Records
========

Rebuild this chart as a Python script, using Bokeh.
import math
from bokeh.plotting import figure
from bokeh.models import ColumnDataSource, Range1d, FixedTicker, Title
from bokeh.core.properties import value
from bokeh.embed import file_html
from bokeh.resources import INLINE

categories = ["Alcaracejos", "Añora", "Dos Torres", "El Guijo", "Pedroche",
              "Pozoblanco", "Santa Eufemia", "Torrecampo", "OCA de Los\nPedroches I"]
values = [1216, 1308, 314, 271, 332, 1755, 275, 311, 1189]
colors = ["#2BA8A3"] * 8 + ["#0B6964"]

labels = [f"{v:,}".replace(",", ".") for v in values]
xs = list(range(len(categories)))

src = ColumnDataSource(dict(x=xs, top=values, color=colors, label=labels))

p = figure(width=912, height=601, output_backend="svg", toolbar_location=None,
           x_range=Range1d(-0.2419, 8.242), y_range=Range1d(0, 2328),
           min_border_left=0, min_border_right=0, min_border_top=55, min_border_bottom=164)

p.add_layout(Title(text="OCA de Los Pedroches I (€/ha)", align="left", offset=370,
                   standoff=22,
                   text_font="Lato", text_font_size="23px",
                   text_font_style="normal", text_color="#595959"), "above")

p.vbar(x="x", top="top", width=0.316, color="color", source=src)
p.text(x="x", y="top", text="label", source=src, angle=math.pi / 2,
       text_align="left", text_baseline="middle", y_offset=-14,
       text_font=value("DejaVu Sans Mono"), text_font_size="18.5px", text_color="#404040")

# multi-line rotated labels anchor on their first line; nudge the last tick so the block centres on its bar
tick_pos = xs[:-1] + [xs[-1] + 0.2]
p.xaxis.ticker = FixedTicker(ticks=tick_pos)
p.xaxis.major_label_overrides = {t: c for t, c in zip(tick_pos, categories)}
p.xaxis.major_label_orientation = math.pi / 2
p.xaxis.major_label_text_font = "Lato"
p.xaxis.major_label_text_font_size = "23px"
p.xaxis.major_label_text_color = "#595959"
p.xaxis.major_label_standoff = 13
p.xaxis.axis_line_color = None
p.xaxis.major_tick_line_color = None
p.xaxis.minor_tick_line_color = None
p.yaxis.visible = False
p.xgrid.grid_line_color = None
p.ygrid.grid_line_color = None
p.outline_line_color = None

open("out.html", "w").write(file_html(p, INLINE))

========

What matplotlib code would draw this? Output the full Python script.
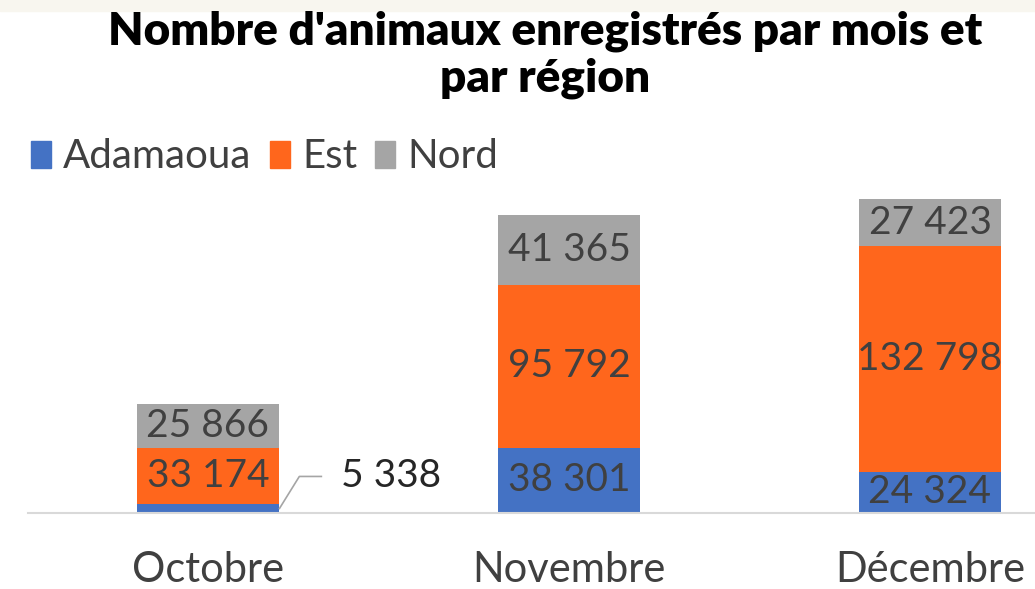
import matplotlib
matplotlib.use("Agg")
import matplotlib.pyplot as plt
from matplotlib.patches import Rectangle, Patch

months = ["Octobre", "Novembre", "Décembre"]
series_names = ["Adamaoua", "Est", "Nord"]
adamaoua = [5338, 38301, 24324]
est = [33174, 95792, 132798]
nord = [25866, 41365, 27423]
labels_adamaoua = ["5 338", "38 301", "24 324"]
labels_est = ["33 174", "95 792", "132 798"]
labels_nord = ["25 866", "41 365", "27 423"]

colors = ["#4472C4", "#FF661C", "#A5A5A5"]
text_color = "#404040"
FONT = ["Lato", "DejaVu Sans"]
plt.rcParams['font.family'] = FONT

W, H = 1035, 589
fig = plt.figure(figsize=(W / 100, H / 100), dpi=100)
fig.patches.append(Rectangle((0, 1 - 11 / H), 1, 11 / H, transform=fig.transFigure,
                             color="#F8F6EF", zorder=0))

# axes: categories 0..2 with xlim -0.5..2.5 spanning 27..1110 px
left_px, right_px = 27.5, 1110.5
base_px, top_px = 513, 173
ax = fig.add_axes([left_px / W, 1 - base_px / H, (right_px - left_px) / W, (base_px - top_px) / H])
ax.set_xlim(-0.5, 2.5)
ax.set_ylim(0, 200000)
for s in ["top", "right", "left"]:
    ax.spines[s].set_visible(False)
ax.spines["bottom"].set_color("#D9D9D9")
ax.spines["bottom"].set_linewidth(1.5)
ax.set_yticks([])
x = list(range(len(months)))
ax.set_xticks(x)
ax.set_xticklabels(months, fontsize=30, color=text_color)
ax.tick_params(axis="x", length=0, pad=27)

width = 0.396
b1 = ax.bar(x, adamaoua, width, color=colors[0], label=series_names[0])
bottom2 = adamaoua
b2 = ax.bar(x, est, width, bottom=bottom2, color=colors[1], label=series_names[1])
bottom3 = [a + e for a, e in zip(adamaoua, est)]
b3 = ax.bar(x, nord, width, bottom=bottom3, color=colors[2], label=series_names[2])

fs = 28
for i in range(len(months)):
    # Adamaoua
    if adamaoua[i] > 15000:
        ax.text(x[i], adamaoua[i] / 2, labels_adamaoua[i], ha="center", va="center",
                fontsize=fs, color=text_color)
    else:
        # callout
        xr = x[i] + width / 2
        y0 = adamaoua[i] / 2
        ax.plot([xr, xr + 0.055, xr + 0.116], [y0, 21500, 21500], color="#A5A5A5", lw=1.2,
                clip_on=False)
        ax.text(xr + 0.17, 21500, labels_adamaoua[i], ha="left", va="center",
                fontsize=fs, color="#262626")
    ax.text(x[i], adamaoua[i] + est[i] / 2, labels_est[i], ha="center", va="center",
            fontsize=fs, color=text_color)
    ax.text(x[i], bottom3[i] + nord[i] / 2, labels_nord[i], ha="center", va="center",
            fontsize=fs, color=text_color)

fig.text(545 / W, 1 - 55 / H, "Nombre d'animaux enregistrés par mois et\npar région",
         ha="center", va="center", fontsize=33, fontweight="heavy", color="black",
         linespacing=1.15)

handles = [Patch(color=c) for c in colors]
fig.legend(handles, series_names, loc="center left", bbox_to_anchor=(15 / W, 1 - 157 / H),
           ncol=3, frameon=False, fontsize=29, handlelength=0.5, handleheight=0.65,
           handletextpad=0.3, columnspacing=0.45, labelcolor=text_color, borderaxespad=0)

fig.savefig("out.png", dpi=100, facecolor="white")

========

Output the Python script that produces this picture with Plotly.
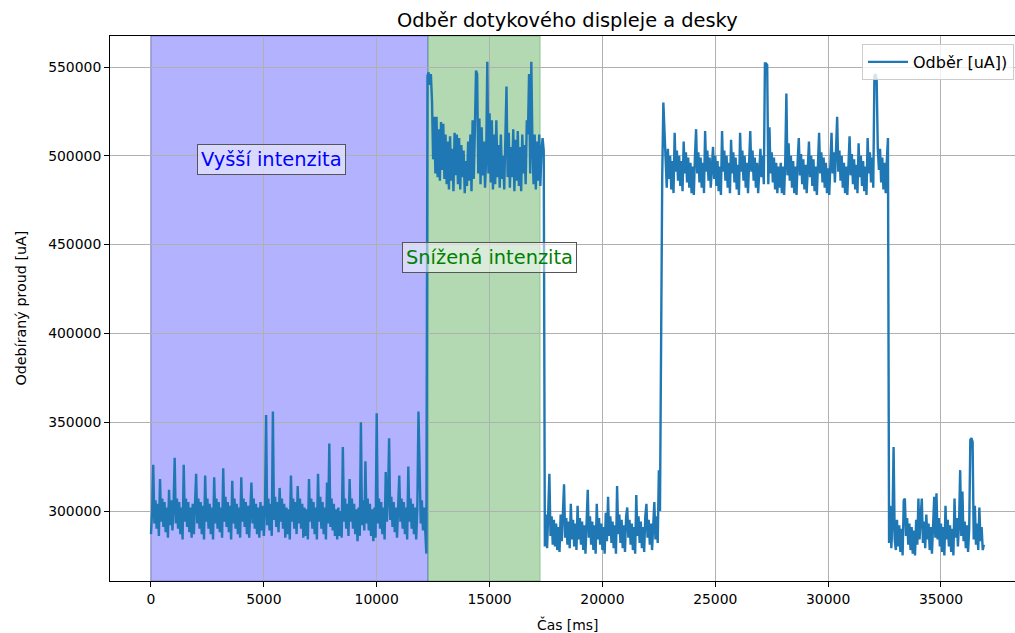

========

From the records above, transcribe without alteration every line from the one with "Rebuild this chart" to the one with "from bokeh.resources import INLINE", inclusive.

Answer to the problem
Rebuild this chart as a Python script, using Bokeh.
import math
from bokeh.plotting import figure
from bokeh.models import ColumnDataSource, Range1d, FixedTicker, Title
from bokeh.core.properties import value
from bokeh.embed import file_html
from bokeh.resources import INLINE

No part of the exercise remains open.